DevOps	Continuous Integration (CI)	A pipeline that tests, scans and builds the deployable artifacts from the application repositories
	Continuous Deployment (CD)	A pipeline that generates all of the evidence and change request summary content
	Continuous Compliance (CC)	A pipeline that continuously scans deployed artifacts and repositories
	Container Registry	Highly available, and scalable private image registry
Resiliency	VPC VSIs, VPC Block across multiple zones in two regions	Web, app, database high availability and disaster recovery
Service Management	Cloud Monitoring	Apps and operational monitoring
	Cloud Logs	Operational and audit logs

Compliance

CI / CD / CC Pipelines

The Continuous Integration (CI), Continuous Deployment (CD), and Continuous Compliance (CC) pipelines, referred to as DevSecOps Application Lifecycle Management are used to deploy the application, check for vulnerabilities, and ensure auditability. Below are some of important compliance features of DevSecOps Application Lifecycle Management:

Vulnerability Scans: Vulnerability scans involve using specialized tools to look for security vulnerabilities in the code. This is crucial to identify and fix potential security issues before they become a problem in production.
Sign Build Artifacts: The code is compiled and built into software or application artifacts (like executable files or libraries). These artifacts are then digitally signed to ensure their authenticity and integrity.
Evidence Gathering: This involves collecting and storing evidence of the development process, such as commit logs, build logs, and other relevant data. It helps in tracing back and understanding what happened at different stages of development.
Evidence Locker: This involves collecting and storing evidence of the development process, such as commit logs, build logs, and other relevant data. This helps in tracing back and understanding what happened at different stages of development.

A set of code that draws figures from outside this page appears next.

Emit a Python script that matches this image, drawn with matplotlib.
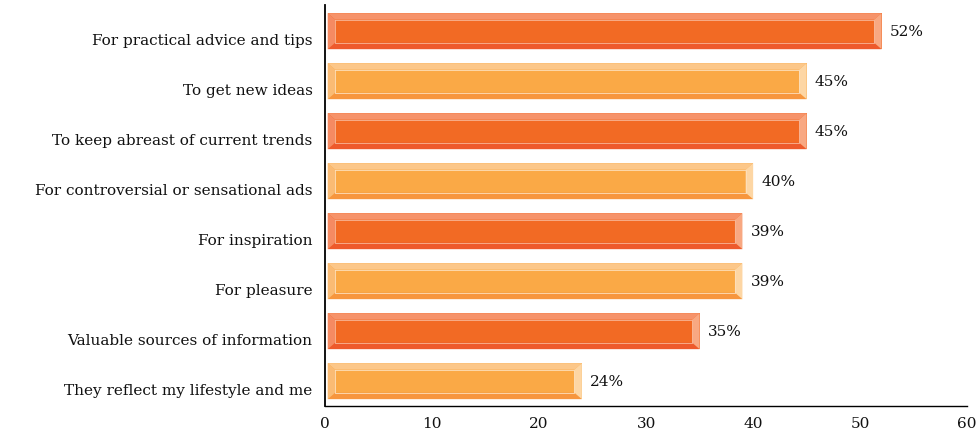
import matplotlib
matplotlib.use('Agg')
import matplotlib.pyplot as plt
import matplotlib.transforms as mtransforms

# Survey answers, top to bottom
categories = [
    'For practical advice and tips',
    'To get new ideas',
    'To keep abreast of current trends',
    'For controversial or sensational ads',
    'For inspiration',
    'For pleasure',
    'Valuable sources of information',
    'They reflect my lifestyle and me',
]
values = [52, 45, 45, 40, 39, 39, 35, 24]
x_ticks = [0, 10, 20, 30, 40, 50, 60]

# colour sets for alternating bars: face, top, bottom, left, right bevel
dark = {'face': '#f26a24', 'top': '#f6936a', 'bottom': '#ee5a2c',
        'left': '#f58a62', 'right': '#f8a882', 'edge': '#f9b797'}
light = {'face': '#faa946', 'top': '#fcc789', 'bottom': '#f7963e',
         'left': '#fabb74', 'right': '#fdd6a4', 'edge': '#fde0bc'}

BAR_H = 0.72
BAR_X0 = 0.25  # small gap between the axis line and the bars
BEV_X = 0.7    # bevel width in data units
BEV_Y = 0.13


def bevel_bar(ax, y, w, c):
    t, b = y - BAR_H / 2, y + BAR_H / 2
    l, r = BAR_X0, w
    ax.fill([l, r, r, l], [t, t, b, b], color=c['face'], lw=0, zorder=2)
    ax.fill([l, r, r - BEV_X, l + BEV_X], [t, t, t + BEV_Y, t + BEV_Y],
            color=c['top'], lw=0, zorder=3)
    ax.fill([l, r, r - BEV_X, l + BEV_X], [b, b, b - BEV_Y, b - BEV_Y],
            color=c['bottom'], lw=0, zorder=3)
    ax.fill([l, l + BEV_X, l + BEV_X, l], [t, t + BEV_Y, b - BEV_Y, b],
            color=c['left'], lw=0, zorder=3)
    ax.fill([r, r - BEV_X, r - BEV_X, r], [t, t + BEV_Y, b - BEV_Y, b],
            color=c['right'], lw=0, zorder=3)
    # thin highlight around the inner face
    ax.plot([l + BEV_X, r - BEV_X, r - BEV_X, l + BEV_X, l + BEV_X],
            [t + BEV_Y, t + BEV_Y, b - BEV_Y, b - BEV_Y, t + BEV_Y],
            color=c['edge'], lw=0.6, zorder=4)


plt.rcParams['font.family'] = 'DejaVu Serif'
fig = plt.figure(figsize=(9.76, 4.33), dpi=100)
ax = fig.add_axes([0.333, 0.062, 0.658, 0.926])

for i, (cat, v) in enumerate(zip(categories, values)):
    bevel_bar(ax, i, v, dark if i % 2 == 0 else light)
    ax.text(v + 0.75, i + 0.02, f'{v}%', va='center', ha='left',
            fontsize=11, color='#111111')

ax.set_xlim(0, 60)
ax.set_ylim(len(categories) - 0.5, -0.52)
ax.set_xticks(x_ticks)
ax.set_yticks(range(len(categories)))
ax.set_yticklabels(categories)
ax.tick_params(axis='both', length=0, colors='#111111')
ax.tick_params(axis='y', pad=9, labelsize=11)
ax.tick_params(axis='x', pad=8, labelsize=11)

# category labels sit a little below the bar centres
shift = mtransforms.ScaledTranslation(0, -6 / 72, fig.dpi_scale_trans)
for lab in ax.get_yticklabels():
    lab.set_transform(lab.get_transform() + shift)

for s in ['top', 'right']:
    ax.spines[s].set_visible(False)
ax.spines['left'].set_linewidth(1.3)
ax.spines['bottom'].set_linewidth(1.0)
ax.spines['left'].set_zorder(5)

plt.savefig('out.png', dpi=100)
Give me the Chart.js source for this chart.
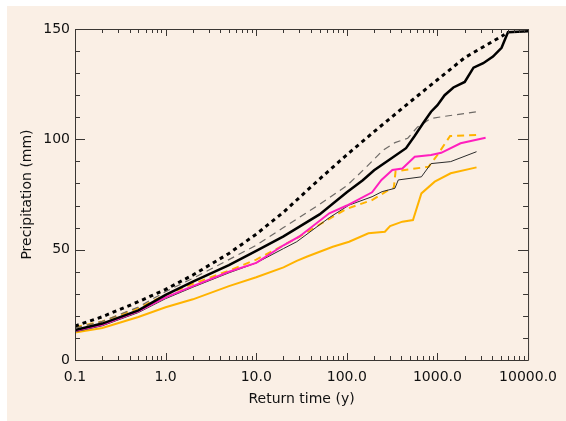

Security and Compliance Center

This reference architecture utilizes the Security and Compliance Center which defines policy as code, implements controls for secure data and workload deployments and assess security and compliance posture. For this reference architecture two profiles are used. The IBM Cloud Framework for Financial Services and AI ICT Guardrails. A profile is a grouping of controls that can be evaluated for compliance.